● **WHAT THE EXERCISE ASKS**: Print the lines of the listing below verbatim from its first line through the line bearing "from matplotlib.ticker import MultipleLocator". Any pictures are to be omitted.

● **DATA LINES**:

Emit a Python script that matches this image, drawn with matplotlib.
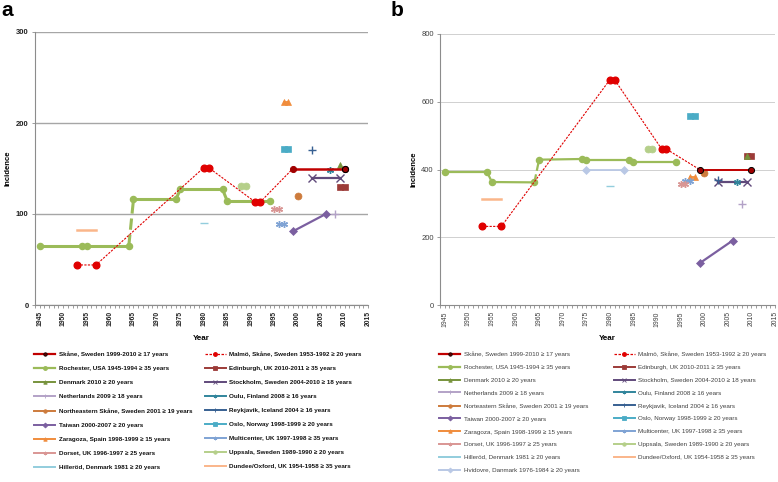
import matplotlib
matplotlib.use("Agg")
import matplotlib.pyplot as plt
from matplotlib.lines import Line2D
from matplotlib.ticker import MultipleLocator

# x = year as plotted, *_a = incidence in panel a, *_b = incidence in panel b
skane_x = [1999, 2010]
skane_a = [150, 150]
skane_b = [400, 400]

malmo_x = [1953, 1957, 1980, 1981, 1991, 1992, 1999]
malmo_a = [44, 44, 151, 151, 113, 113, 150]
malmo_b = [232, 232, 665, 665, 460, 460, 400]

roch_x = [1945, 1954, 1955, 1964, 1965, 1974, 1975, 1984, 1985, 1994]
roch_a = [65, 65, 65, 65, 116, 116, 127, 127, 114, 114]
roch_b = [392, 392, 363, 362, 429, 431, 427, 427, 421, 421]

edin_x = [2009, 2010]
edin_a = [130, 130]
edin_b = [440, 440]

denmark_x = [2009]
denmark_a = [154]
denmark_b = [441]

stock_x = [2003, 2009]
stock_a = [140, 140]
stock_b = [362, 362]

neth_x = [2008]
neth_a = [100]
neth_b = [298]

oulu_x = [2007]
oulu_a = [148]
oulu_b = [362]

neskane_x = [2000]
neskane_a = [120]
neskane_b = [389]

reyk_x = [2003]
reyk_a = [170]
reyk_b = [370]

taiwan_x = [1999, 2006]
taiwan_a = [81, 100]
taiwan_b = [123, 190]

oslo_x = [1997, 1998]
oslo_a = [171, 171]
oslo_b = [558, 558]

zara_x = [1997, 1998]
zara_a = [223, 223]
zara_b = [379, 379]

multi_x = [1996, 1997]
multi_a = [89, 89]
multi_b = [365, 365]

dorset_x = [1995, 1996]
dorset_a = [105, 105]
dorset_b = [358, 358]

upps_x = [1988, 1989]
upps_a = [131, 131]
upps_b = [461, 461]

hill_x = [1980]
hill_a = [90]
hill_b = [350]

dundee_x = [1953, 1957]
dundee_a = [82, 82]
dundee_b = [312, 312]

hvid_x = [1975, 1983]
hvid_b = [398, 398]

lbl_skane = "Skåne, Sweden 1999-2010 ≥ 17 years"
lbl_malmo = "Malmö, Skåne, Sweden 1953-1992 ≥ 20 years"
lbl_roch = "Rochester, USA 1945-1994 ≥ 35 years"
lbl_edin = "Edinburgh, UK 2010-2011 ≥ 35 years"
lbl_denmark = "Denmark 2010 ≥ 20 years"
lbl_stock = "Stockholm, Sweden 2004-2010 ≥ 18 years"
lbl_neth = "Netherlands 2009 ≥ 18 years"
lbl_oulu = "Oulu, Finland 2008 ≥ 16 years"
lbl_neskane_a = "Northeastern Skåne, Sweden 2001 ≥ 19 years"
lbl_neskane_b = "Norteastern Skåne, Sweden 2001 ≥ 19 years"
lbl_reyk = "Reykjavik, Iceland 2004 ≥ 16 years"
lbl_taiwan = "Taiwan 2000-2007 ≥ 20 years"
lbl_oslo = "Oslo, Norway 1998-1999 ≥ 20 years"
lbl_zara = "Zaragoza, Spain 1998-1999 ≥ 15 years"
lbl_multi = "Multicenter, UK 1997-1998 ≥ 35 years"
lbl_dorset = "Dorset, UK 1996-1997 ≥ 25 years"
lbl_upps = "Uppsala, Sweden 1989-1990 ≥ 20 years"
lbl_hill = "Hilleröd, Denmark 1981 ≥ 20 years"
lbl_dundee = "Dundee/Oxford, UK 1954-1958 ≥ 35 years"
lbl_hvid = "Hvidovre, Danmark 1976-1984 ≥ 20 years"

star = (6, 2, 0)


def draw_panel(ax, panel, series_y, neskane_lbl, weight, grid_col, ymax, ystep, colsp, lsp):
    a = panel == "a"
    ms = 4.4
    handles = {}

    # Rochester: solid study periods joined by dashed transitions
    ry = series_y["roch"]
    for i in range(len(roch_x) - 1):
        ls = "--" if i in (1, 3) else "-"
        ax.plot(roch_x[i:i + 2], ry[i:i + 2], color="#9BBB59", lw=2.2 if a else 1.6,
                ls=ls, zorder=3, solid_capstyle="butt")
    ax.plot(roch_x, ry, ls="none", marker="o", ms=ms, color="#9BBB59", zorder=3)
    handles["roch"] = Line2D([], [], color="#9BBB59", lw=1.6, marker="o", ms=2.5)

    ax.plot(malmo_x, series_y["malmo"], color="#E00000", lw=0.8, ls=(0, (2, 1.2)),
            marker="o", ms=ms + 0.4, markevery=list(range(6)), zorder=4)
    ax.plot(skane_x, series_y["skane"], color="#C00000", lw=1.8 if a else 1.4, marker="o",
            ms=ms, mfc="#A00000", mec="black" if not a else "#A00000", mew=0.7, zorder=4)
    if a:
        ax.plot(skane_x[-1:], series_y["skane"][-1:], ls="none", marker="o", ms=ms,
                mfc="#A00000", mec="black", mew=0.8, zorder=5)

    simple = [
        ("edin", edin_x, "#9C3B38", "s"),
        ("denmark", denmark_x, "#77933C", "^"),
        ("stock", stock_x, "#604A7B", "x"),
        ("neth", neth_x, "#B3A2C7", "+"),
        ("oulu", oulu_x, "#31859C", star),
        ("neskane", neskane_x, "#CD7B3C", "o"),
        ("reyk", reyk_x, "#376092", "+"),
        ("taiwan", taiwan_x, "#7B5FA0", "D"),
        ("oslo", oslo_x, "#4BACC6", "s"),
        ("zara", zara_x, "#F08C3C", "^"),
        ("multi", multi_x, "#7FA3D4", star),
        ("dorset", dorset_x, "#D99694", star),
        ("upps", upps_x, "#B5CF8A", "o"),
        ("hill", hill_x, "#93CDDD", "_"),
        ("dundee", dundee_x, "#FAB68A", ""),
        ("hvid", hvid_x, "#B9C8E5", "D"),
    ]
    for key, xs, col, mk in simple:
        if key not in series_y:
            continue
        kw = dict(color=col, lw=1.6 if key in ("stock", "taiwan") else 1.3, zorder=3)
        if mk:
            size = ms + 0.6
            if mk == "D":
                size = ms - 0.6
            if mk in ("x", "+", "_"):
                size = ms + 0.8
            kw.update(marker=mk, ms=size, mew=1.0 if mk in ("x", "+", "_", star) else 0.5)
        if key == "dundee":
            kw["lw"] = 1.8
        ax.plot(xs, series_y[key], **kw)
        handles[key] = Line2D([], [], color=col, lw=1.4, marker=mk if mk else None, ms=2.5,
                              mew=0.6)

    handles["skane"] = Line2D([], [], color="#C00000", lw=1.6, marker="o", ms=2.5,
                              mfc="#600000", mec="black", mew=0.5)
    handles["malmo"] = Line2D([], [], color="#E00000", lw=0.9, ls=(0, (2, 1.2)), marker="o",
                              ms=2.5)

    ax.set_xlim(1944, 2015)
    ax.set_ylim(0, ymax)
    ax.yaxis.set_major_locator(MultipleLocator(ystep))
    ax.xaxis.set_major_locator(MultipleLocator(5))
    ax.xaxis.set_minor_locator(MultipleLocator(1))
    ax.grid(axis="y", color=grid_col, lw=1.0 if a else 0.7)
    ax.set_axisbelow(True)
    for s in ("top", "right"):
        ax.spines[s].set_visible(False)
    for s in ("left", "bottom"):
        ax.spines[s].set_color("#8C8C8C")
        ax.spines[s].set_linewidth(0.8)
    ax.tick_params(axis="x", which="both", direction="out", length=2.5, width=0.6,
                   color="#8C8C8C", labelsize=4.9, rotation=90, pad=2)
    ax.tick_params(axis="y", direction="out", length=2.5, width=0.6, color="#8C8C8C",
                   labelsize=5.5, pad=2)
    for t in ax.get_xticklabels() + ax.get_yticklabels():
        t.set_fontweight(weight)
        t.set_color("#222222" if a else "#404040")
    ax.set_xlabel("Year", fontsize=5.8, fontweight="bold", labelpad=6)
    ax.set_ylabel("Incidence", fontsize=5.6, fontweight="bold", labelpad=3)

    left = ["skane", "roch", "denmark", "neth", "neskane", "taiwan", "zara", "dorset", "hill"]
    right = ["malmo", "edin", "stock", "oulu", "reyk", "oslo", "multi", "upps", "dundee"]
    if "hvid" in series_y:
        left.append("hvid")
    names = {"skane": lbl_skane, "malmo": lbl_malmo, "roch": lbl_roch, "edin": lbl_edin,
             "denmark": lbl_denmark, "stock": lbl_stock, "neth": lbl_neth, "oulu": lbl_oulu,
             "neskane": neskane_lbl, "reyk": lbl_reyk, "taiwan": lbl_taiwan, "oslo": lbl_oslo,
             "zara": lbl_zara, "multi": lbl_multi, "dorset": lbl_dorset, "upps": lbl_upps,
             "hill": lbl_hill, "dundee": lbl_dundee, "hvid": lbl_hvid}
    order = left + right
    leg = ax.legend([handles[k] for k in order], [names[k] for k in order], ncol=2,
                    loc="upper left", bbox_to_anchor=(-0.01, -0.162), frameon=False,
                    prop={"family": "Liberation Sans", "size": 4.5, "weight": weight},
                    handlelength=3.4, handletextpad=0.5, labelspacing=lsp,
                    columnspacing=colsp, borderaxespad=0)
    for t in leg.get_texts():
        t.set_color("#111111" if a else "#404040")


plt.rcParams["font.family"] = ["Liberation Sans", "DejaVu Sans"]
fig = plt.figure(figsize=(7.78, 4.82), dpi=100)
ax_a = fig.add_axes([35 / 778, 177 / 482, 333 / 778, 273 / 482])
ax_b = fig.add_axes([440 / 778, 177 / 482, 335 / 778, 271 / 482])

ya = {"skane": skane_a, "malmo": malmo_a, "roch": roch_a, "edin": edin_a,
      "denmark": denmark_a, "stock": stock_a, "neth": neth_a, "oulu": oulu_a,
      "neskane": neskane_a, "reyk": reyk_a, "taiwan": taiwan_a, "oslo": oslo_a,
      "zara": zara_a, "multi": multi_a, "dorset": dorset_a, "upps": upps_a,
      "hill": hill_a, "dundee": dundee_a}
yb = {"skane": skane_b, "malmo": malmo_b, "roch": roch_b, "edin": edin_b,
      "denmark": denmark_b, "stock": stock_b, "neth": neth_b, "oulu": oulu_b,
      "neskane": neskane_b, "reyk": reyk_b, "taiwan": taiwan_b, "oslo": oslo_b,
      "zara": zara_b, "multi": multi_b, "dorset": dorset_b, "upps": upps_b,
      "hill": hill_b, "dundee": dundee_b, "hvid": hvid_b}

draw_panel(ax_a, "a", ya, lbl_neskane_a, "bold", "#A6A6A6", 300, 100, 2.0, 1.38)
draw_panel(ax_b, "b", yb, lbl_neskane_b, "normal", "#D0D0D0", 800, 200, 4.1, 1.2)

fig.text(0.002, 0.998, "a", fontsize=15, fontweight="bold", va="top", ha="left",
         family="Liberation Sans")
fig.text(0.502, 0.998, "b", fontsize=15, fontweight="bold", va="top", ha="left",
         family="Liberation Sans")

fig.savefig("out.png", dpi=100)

● **TASK SOLUTION**:
Emit a Python script that matches this image, drawn with matplotlib.
import matplotlib
matplotlib.use("Agg")
import matplotlib.pyplot as plt
from matplotlib.lines import Line2D
from matplotlib.ticker import MultipleLocator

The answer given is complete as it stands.